DIRECTIONS:
Pictures stay out. Extract the lines below from the first one through the line with "ax.axhline(v, color='#262626', linewidth=0.9, zorder=1)", both included.

::::

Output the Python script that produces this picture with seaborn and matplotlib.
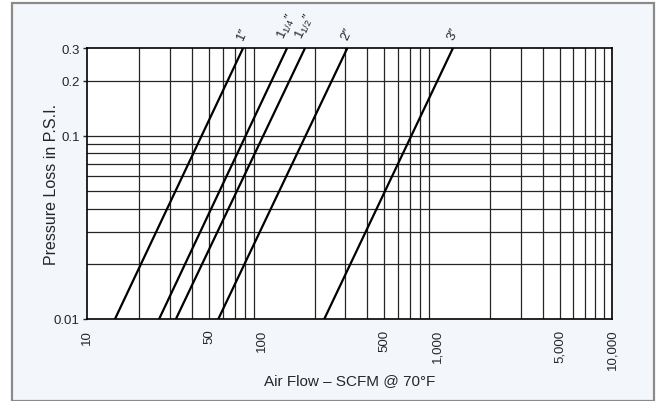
import numpy as np
import pandas as pd
import matplotlib
matplotlib.use("Agg")
import matplotlib.pyplot as plt
from matplotlib.patches import Rectangle
import seaborn as sns

# pipe sizes and air flow (SCFM) read at the bottom and top of the chart
sizes = ['1"', '1¼"', '1½"', '2"', '3"']
size_labels = ['1″', '1$_{1/4}$″', '1$_{1/2}$″', '2″', '3″']
flow_at_low = [14.5, 25.9, 32.3, 56.4, 227]
flow_at_high = [78, 139, 176, 307, 1230]
psi_low = 0.01
psi_high = 0.3

x_ticks = [10, 50, 100, 500, 1000, 5000, 10000]
x_tick_labels = ['10', '50', '100', '500', '1,000', '5,000', '10,000']
y_ticks = [0.01, 0.1, 0.2, 0.3]
y_tick_labels = ['0.01', '0.1', '0.2', '0.3']

rows = []
for s, lo, hi in zip(sizes, flow_at_low, flow_at_high):
    rows.append({'size': s, 'flow': lo, 'psi': psi_low})
    rows.append({'size': s, 'flow': hi, 'psi': psi_high})
df = pd.DataFrame(rows)

sns.set_style("white")
plt.rcParams['font.family'] = ['Liberation Sans Narrow', 'Liberation Sans', 'DejaVu Sans']
plt.rcParams['mathtext.fontset'] = 'custom'
plt.rcParams['mathtext.rm'] = 'Liberation Sans'
plt.rcParams['mathtext.it'] = 'Liberation Sans:italic'

fig = plt.figure(figsize=(6.56, 4.02), dpi=100)
fig.patch.set_facecolor('white')
fig.patches.append(Rectangle((12 / 656, 0), 642 / 656, 398 / 402, transform=fig.transFigure,
                             facecolor='#f3f7fc', edgecolor='#8a8a8a', linewidth=1.6, zorder=-10))

ax = fig.add_axes([86.7 / 656, 1 - 320 / 402, 525.6 / 656, 270.7 / 402])
ax.set_zorder(5)
ax.set_facecolor('white')

sns.lineplot(data=df, x='flow', y='psi', hue='size', palette=['black'] * len(sizes),
             legend=False, linewidth=1.6, ax=ax, zorder=3)

ax.set_xscale('log')
ax.set_yscale('log')
ax.set_xlim(10, 10000)
ax.set_ylim(psi_low, psi_high)

# full log grid
xgrid = [m * 10 ** e for e in range(1, 4) for m in range(2, 10)] + [1000 * 10]
ygrid = [0.02, 0.03, 0.04, 0.05, 0.06, 0.07, 0.08, 0.09, 0.1, 0.2]
for v in xgrid:
    ax.axvline(v, color='#262626', linewidth=0.9, zorder=1)
for v in ygrid:
    ax.axhline(v, color='#262626', linewidth=0.9, zorder=1)

ax.set_xticks(x_ticks)
ax.set_xticklabels(x_tick_labels, rotation=90, fontsize=9.5)
ax.set_yticks(y_ticks)
ax.set_yticklabels(y_tick_labels, fontsize=9.5)
ax.minorticks_off()
ax.tick_params(axis='x', length=0, pad=7)
ax.tick_params(axis='y', length=3, width=1, pad=2, left=True)

for sp in ax.spines.values():
    sp.set_color('black')
    sp.set_linewidth(1.2)

for lbl, hi in zip(size_labels, flow_at_high):
    ax.annotate(lbl, xy=(hi, psi_high), xytext=(0, 5), textcoords='offset points',
                ha='center', va='bottom', rotation=65, fontsize=9.5, color='#222222',
                annotation_clip=False)

ax.set_xlabel('Air Flow – SCFM @ 70°F', fontsize=11)
ax.set_ylabel('Pressure Loss in P.S.I.', fontsize=11.5)
ax.xaxis.set_label_coords(0.5, -(374 - 320) / 270.7)
ax.yaxis.set_label_coords(-(86.7 - 59) / 525.6, 0.5)

fig.savefig('out.png', dpi=100, facecolor=fig.get_facecolor())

::::

WRITTEN SOLUTION:
Output the Python script that produces this picture with seaborn and matplotlib.
import numpy as np
import pandas as pd
import matplotlib
matplotlib.use("Agg")
import matplotlib.pyplot as plt
from matplotlib.patches import Rectangle
import seaborn as sns

# pipe sizes and air flow (SCFM) read at the bottom and top of the chart
sizes = ['1"', '1¼"', '1½"', '2"', '3"']
size_labels = ['1″', '1$_{1/4}$″', '1$_{1/2}$″', '2″', '3″']
flow_at_low = [14.5, 25.9, 32.3, 56.4, 227]
flow_at_high = [78, 139, 176, 307, 1230]
psi_low = 0.01
psi_high = 0.3

x_ticks = [10, 50, 100, 500, 1000, 5000, 10000]
x_tick_labels = ['10', '50', '100', '500', '1,000', '5,000', '10,000']
y_ticks = [0.01, 0.1, 0.2, 0.3]
y_tick_labels = ['0.01', '0.1', '0.2', '0.3']

rows = []
for s, lo, hi in zip(sizes, flow_at_low, flow_at_high):
    rows.append({'size': s, 'flow': lo, 'psi': psi_low})
    rows.append({'size': s, 'flow': hi, 'psi': psi_high})
df = pd.DataFrame(rows)

sns.set_style("white")
plt.rcParams['font.family'] = ['Liberation Sans Narrow', 'Liberation Sans', 'DejaVu Sans']
plt.rcParams['mathtext.fontset'] = 'custom'
plt.rcParams['mathtext.rm'] = 'Liberation Sans'
plt.rcParams['mathtext.it'] = 'Liberation Sans:italic'

fig = plt.figure(figsize=(6.56, 4.02), dpi=100)
fig.patch.set_facecolor('white')
fig.patches.append(Rectangle((12 / 656, 0), 642 / 656, 398 / 402, transform=fig.transFigure,
                             facecolor='#f3f7fc', edgecolor='#8a8a8a', linewidth=1.6, zorder=-10))

ax = fig.add_axes([86.7 / 656, 1 - 320 / 402, 525.6 / 656, 270.7 / 402])
ax.set_zorder(5)
ax.set_facecolor('white')

sns.lineplot(data=df, x='flow', y='psi', hue='size', palette=['black'] * len(sizes),
             legend=False, linewidth=1.6, ax=ax, zorder=3)

ax.set_xscale('log')
ax.set_yscale('log')
ax.set_xlim(10, 10000)
ax.set_ylim(psi_low, psi_high)

# full log grid
xgrid = [m * 10 ** e for e in range(1, 4) for m in range(2, 10)] + [1000 * 10]
ygrid = [0.02, 0.03, 0.04, 0.05, 0.06, 0.07, 0.08, 0.09, 0.1, 0.2]
for v in xgrid:
    ax.axvline(v, color='#262626', linewidth=0.9, zorder=1)
for v in ygrid:
    ax.axhline(v, color='#262626', linewidth=0.9, zorder=1)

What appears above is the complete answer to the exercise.